Tuesday, June 30, 2015

PRINSIP EKONOMI ISLAM

  1. Kejujuran (amanah)
       Kata al-amanah, yang secara etimologis berarti “jujur dan lurus”. Secara terminologis syar’i, “sesuatu yang harus dijaga dan disampaikan kepada yang berhak menerimanya” (Majelis Tarjih dan Tajdid PP Muhammadiyah, 2006).

      Dengan demikian kejujuran (al-amanah) di sini ialah suatu sifat dan sikap yang setia, tulus hati, dan jujur dalam melaksanakan sesuatu yang dipercayakan kepadanya, baik berupa harta benda, rahasia maupun tugas kewajiban. Pelaksanaan amanat dengan baik dapat disebut ”al-amin” yang berarti: yang dapat dipercaya, yang jujur, yang setia, yang aman.

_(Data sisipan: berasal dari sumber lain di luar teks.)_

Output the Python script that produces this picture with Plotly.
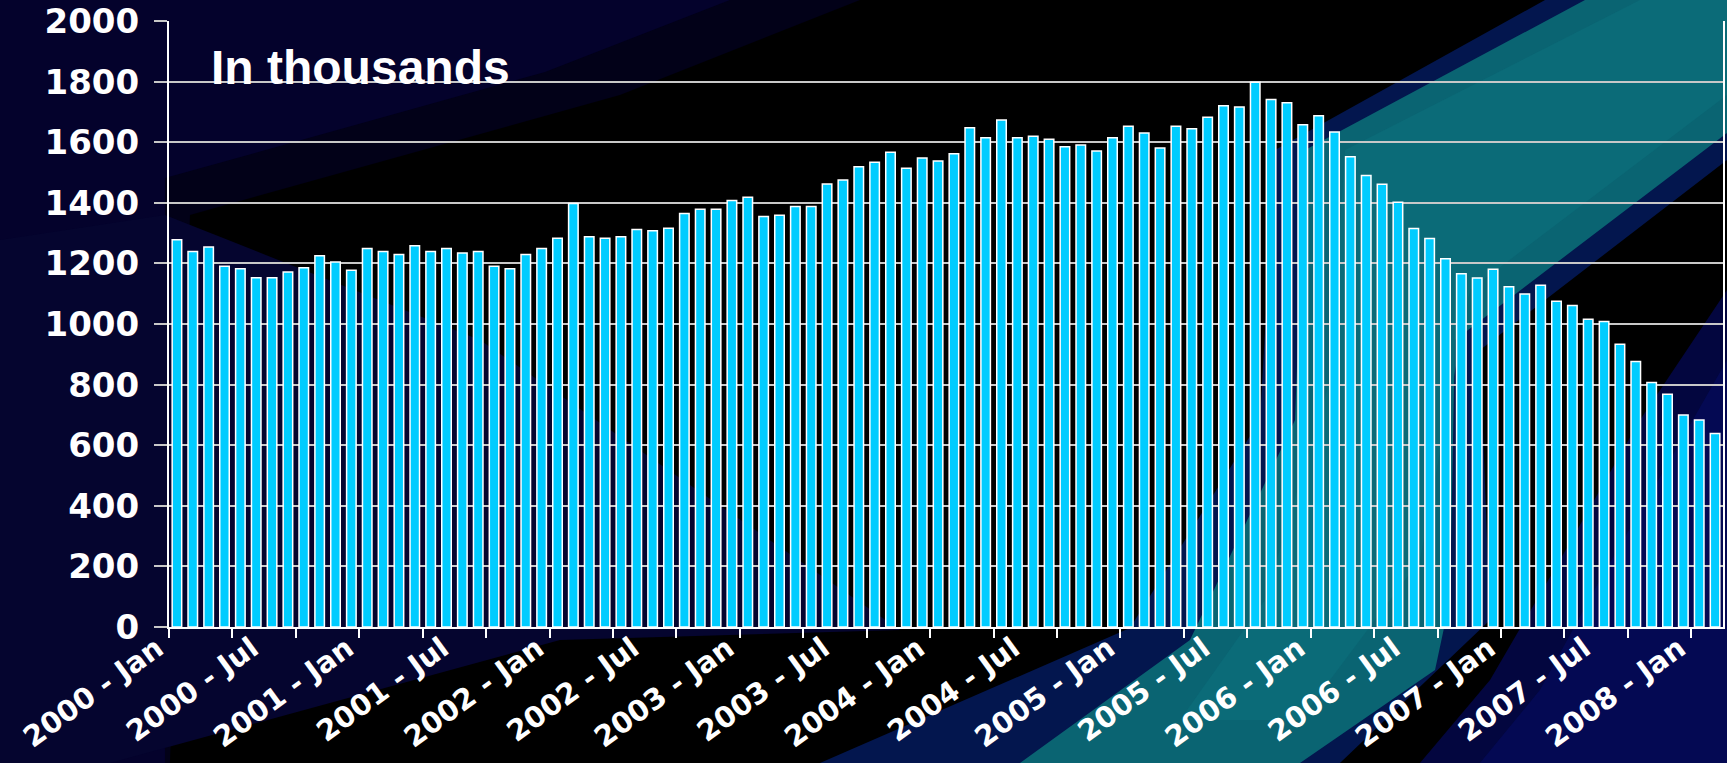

Kewajiban memiliki sifat kejujuran ini ditegaskan Allah dalam al-Qur’an:

إِنَّ اللهَ يَأْمُرُكُمْ أَن تُؤَدُّوا اْلأَمَانَاتِ إِلَى أَهْلِهَا وَإِذَا حَكَمْتُمْ بَيْنَ النَّاسِ أَنْ تَحْكُمُوا بِالْعَدْلِ إِنَّ اللهَ نِعِمَّا يَعِظُكُمْ بِهِ إِنَّ اللهَ كَانَ سَمِيعًا بَصِيرًا
”Sesungguhnya Allah menyuruh kamu menyampaikan amanat kepada yang berhak menerimanya, dan (menyuruh kamu) apabila menetapkan hukum di antara manusia supaya kamu menetapkan dengan adil. Sesungguhnya Allah memberi pengajaran yang sebaik-baiknya kepadamu. Sesungguhnya Allah adalah Maha Mendengar lagi Maha Melihat” (QS. Al-Nisa’/4:58).

      Dalam konteks sekarang, salah satu bentuk penyalahgunaan amanat adalah perilaku KKN Korupsi, Kolusi dan Nepotisme). Ketiganya sangat berpotensi mengabaikan prinsip profesionalisme dan integritas moral. Adapun metode penyampaian amanah terus berkembang sesuai dengan perkembangan zaman.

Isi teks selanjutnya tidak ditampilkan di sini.